October Science Cafe: Nanotechnology: are we there yet?

The Swansea Science Cafe offers opportunities for anyone to find out more about new, exciting and topical areas of science in an informal and entertaining way.

Title: Nanotechnology: are we there yet?

Speaker: Dr Richard Cobley of Swansea University

Date: Wednesday 23rd October.  This is a change from the usual last Wednesday of the month slot.

Time:  7:30pm

Venue: The Dylan Thomas Centre, Swansea

Admission: Free, all welcome

In this lecture, which has been arranged jointly with the Royal Society of Chemistry, Dr Richard Cobley will examine nanotechnology, the science of the small. 

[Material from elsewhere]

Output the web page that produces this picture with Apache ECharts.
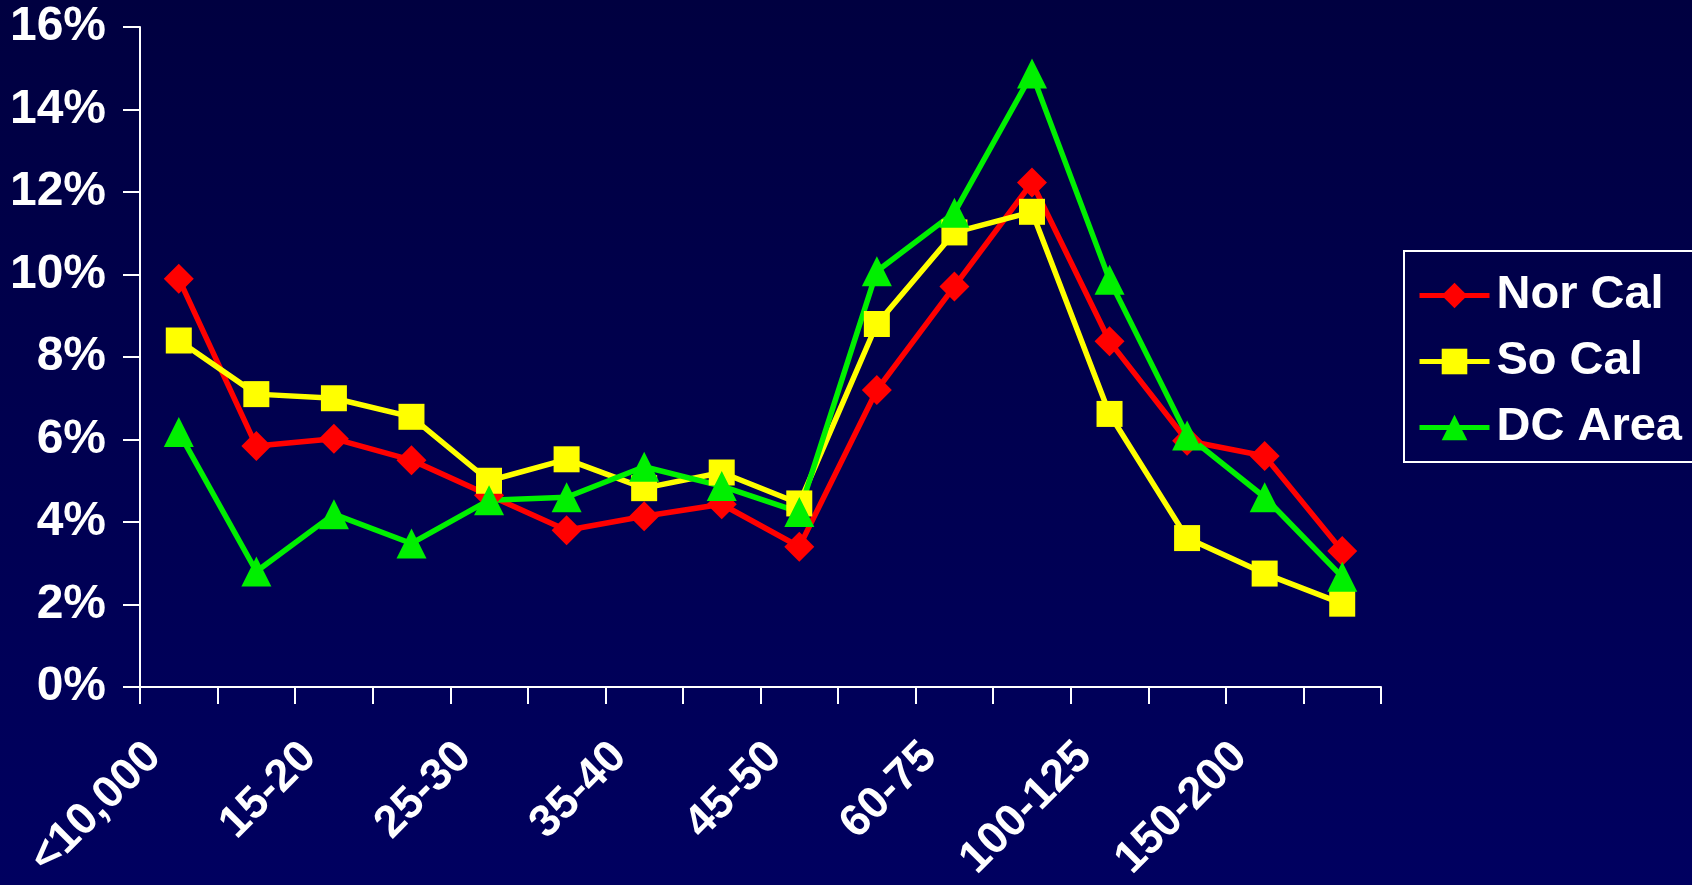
<!DOCTYPE html>
<html>
<head>
<meta charset="utf-8">
<title>Income distribution by region</title>
<script src="https://cdn.jsdelivr.net/npm/echarts@6/dist/echarts.min.js"></script>
<style>
  html, body { margin: 0; padding: 0; width: 100%; height: 100%; overflow: hidden; }
  #chart { width: 1692px; height: 885px; }
</style>
</head>
<body>
<div id="chart"></div>
<script>
// Income brackets (thousands of dollars, except the first)
const categories = ['<10,000', '10-15', '15-20', '20-25', '25-30', '30-35', '35-40', '40-45',
                    '45-50', '50-60', '60-75', '75-100', '100-125', '125-150', '150-200', '200+'];

// Share of households in each bracket, percent
const norCal = [9.9, 5.84, 6.02, 5.5, 4.65, 3.8, 4.14, 4.43, 3.4, 7.2, 9.71, 12.23, 8.38, 5.97, 5.6, 3.3];
const soCal  = [8.4, 7.1, 7.0, 6.55, 5.0, 5.52, 4.82, 5.2, 4.45, 8.8, 11.02, 11.52, 6.62, 3.61, 2.75, 2.02];
const dcArea = [6.18, 2.8, 4.19, 3.48, 4.53, 4.6, 5.34, 4.87, 4.24, 10.08, 11.5, 14.87, 9.87, 6.1, 4.6, 2.67];

const yTicks = [0, 2, 4, 6, 8, 10, 12, 14, 16];

const FONT = '"Liberation Sans", Arial, sans-serif';

function lineSeries(name, data, color, symbol, size) {
  return {
    name: name,
    type: 'line',
    data: data,
    symbol: symbol,
    symbolSize: size,
    showAllSymbol: true,
    lineStyle: { color: color, width: 5.5 },
    itemStyle: { color: color, borderWidth: 0 },
    emphasis: { disabled: true },
    animation: false,
    z: 3
  };
}

const chart = echarts.init(document.getElementById('chart'), null, { renderer: 'canvas' });

chart.setOption({
  backgroundColor: {
    type: 'linear', x: 0, y: 0, x2: 0, y2: 1,
    colorStops: [
      { offset: 0, color: '#000040' },
      { offset: 1, color: '#000060' }
    ]
  },
  grid: { left: 140, right: 311, top: 27, bottom: 198, containLabel: false },
  legend: {
    orient: 'vertical',
    left: 1404,
    top: 251,
    padding: [21, 30, 11, 13],
    itemGap: 19,
    itemWidth: 70,
    itemHeight: 32,
    borderColor: '#ffffff',
    borderWidth: 2,
    lineStyle: { width: 5 },
    textStyle: { color: '#ffffff', fontFamily: FONT, fontWeight: 'bold', fontSize: 47, padding: [0, 0, 0, 2] },
    data: ['Nor Cal', 'So Cal', 'DC Area']
  },
  xAxis: {
    type: 'category',
    data: categories,
    boundaryGap: true,
    axisLine: { lineStyle: { color: '#ffffff', width: 2 } },
    axisTick: { show: true, inside: false, length: 17, interval: 0, lineStyle: { color: '#ffffff', width: 2 } },
    axisLabel: {
      interval: 1,
      rotate: 45,
      margin: 38,
      color: '#ffffff',
      fontFamily: FONT,
      fontWeight: 'bold',
      fontSize: 45,
      padding: [0, 35, 0, 0]
    },
    splitLine: { show: false }
  },
  yAxis: {
    type: 'value',
    min: yTicks[0],
    max: yTicks[yTicks.length - 1],
    interval: 2,
    axisLine: { show: true, lineStyle: { color: '#ffffff', width: 2 } },
    axisTick: { show: true, inside: false, length: 17, lineStyle: { color: '#ffffff', width: 2 } },
    axisLabel: {
      margin: 34,
      color: '#ffffff',
      fontFamily: FONT,
      fontWeight: 'bold',
      fontSize: 48,
      formatter: function (v) { return v + '%'; }
    },
    splitLine: { show: false }
  },
  series: [
    lineSeries('Nor Cal', norCal, '#ff0000', 'diamond', 30),
    lineSeries('So Cal', soCal, '#ffff00', 'rect', 26),
    lineSeries('DC Area', dcArea, '#00f000', 'triangle', 30)
  ]
});
</script>
</body>
</html>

Nanotechnology is equally discussed both as a miracle technology about to save the world, and the stuff of science fiction nightmare. But what is it, where did it come from, and why does it exist as an area of science and engineering unto itself?

This talk will take a non-technical approach to answer these questions, touch on doomed science predictions of the past, include a few live demonstrations and finally answer the most important point: are we there yet?

Contact details: http://swansea.ac.uk/science/swanseasciencecafe/

About Science Cafe Wales

Each month, a leading expert in their field will give a brief introductory talk followed by a friendly informal chat. You can sit back, relax with a drink and listen or get involved in the discussion and debate. The Science Café organisers are committed to promoting public engagement with science and to making science accountable.

Science Café Wales are held in casual settings in Cardiff, Swansea and Bangor. They are informal and accessible and entrance is entirely free. They usually start with a short talk from the speaker, usually a scientist or writer, followed by a quick break and then an hour or so of discussion afterwards.

Previous topics have included dark matter, the common cold, Dr Who, the Big Bang and alternative therapies.

The first Cafes Scientifiques in the UK were held in Leeds in 1998. From there cafés gradually spread across the country.

Currently, some 40 or so cafés meet regularly to hear scientists or writers on science talk about their work and discuss it with diverse audiences.